Mudbird Shivers is a brilliant album, something too easily forgotten if one is away from it for too long. It's the album Natalie Portman should have played for Zach Braff in 2004's Garden State. This is confidence with jarring tempo changes. Nobody makes music quite like the Ex, for better or worse. The songs ramble and rise and fall, propelled by technical aptitude as much as a feral intuition of sound.
“Newsnence” is all sharp guitars and crunchy bass, guided by the insistence of Katherina Bornfeld’s drumming, the slightly loony crooning of Han Burs, and the imminent threat of being harangued by G.W. Sok. It’s not always an easy thing to embrace. The faint of heart may need to pre-game before full immersion. This is music that is distinctly thick and ambiguous, dark but not beholden to pessimism. It's the melody of the whirlwind. That’s why a re-imagining of folk staple “The House Carpenter” doesn’t seem like artifice, only the next logical track on an Ex record. No pigeonholes. They worship many different dark alleyways of sound and fury.

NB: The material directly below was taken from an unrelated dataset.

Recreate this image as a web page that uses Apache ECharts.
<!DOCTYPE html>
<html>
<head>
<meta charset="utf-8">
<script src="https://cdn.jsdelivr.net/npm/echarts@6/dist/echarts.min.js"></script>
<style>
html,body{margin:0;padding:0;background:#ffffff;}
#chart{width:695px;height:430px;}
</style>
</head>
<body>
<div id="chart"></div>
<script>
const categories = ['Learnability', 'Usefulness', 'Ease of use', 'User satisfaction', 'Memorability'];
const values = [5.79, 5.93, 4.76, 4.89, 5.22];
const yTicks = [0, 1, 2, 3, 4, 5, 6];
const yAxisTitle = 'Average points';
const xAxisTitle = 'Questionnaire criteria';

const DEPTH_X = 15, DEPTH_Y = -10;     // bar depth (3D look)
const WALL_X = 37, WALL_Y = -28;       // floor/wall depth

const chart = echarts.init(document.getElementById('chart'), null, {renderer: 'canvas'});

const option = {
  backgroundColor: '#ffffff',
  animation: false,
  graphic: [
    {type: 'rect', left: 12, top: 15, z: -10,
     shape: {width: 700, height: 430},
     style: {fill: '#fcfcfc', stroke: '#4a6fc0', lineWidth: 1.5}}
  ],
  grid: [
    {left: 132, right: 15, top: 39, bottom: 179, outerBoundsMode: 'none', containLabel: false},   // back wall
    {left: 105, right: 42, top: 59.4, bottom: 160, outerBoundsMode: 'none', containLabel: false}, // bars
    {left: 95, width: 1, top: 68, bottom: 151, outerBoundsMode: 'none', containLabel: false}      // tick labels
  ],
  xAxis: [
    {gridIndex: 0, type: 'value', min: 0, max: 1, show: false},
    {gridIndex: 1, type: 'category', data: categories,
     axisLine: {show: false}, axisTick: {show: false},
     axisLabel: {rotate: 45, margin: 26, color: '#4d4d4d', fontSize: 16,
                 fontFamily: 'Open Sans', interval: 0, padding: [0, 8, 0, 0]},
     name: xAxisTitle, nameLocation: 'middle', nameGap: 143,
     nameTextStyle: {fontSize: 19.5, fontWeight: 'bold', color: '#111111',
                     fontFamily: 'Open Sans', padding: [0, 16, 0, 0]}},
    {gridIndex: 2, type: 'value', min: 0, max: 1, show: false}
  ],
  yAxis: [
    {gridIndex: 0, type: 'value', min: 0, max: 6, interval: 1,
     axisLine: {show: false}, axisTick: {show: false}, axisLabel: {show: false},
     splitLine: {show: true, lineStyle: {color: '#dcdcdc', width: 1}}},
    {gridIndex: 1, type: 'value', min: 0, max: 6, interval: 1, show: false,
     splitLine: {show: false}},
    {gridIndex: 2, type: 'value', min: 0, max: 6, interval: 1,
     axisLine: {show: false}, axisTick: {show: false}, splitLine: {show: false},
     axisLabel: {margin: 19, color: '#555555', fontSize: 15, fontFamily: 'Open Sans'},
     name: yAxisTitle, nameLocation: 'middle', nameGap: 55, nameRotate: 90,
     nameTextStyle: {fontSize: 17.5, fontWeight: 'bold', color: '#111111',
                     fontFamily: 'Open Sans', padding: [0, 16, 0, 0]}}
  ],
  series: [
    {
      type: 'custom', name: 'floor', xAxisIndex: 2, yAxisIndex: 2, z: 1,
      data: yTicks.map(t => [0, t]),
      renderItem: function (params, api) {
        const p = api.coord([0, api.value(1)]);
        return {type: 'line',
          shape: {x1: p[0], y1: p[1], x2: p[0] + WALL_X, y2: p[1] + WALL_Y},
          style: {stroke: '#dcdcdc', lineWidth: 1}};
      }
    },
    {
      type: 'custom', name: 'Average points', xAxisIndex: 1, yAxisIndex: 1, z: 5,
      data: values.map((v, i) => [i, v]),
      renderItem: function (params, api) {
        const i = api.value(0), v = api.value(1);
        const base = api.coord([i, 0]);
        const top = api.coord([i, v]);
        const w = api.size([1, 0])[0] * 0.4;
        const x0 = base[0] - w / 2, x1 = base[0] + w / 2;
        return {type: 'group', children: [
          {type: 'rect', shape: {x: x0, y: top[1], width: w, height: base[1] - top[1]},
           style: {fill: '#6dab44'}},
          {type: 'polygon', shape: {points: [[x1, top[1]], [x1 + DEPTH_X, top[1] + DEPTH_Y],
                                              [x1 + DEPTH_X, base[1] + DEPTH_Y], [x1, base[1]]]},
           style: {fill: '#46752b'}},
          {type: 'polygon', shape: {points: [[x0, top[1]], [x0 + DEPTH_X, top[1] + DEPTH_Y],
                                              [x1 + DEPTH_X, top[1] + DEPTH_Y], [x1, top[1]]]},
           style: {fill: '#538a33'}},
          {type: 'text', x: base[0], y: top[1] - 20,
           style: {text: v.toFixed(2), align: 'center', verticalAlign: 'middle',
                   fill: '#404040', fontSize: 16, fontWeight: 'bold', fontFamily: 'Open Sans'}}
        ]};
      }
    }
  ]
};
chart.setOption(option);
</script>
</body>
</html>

And then there is “Only If You Want 3”. When Buhrs and Sok indulge in duets, Mudbird Shivers really flies. The percussion is ferocious yet skeletal, and Kat Bornfeld also contributes some haunting yodeling/onomatopoeia backing vocals that lend the proceedings a savage layer, made even more dire and vicious by the winning concoction of Buhrs snarls and Sok shouts. It’s not essential to enjoy to the Ex with the enthusiasm of a court scribe. You could just as easily listen to “Only If You Want 3” and concluded that it is a dope and ass-kicking song. You would be right.
To the surprise of probably no one, not all the songs on Mudbird Shivers are perfect, or even “perfect”. But there are no out and out clunkers, and even the filler is close to first-rate. “Hunt Hat” reveals a saxophone that hacks like a machete. “Things That Most People Think” is mostly a speedy bass line and a Nick Cave meets Tom Waits freak-out. “Embarrassment” is ranting in calligraphy, with typical fist-in-the face instrumentation that is impenetrable and abrasive, but hardly gratuitous, or worse, ugly. Beauty and purpose tag along in even the most atonal dissonant contributions. There's too much skill and heart in what they do that they can’t help but confer elegance onto a wall of sound that often comes close to the sound of bombing raid alarms and the subsequent bombs themselves.
“Ret Roper” offers up perhaps Han Buhrs finest moment, though it isn’t even one of the better songs on the record. Forget the ubiquitous Captain Beefheart references (there’s another one!), Buhrs uses his weapon of choice (that weird voice, man!) and channels the pathos of a well-established band commendably. He warbles a tirade in a voice equal parts bluster and brine and at no point did I forget this was an Ex song or attempt to put an asterisk beside it because Sok was just another role-player in this go-round.
Mudbird Shivers is unheralded record, just an italicized line with a date next to it embedded in a sprawling discography. It’s generally considered unimportant, and it’s doubtful that the ever forward thinking members of the Ex have thought about or played these songs in years. But that’s the great thing about music. It doesn’t have to be important to be wonderful. Much like the voice of G.W. Sok, the Ex are a wild and uplifting rant. May that wild rant boom until the very end of the line.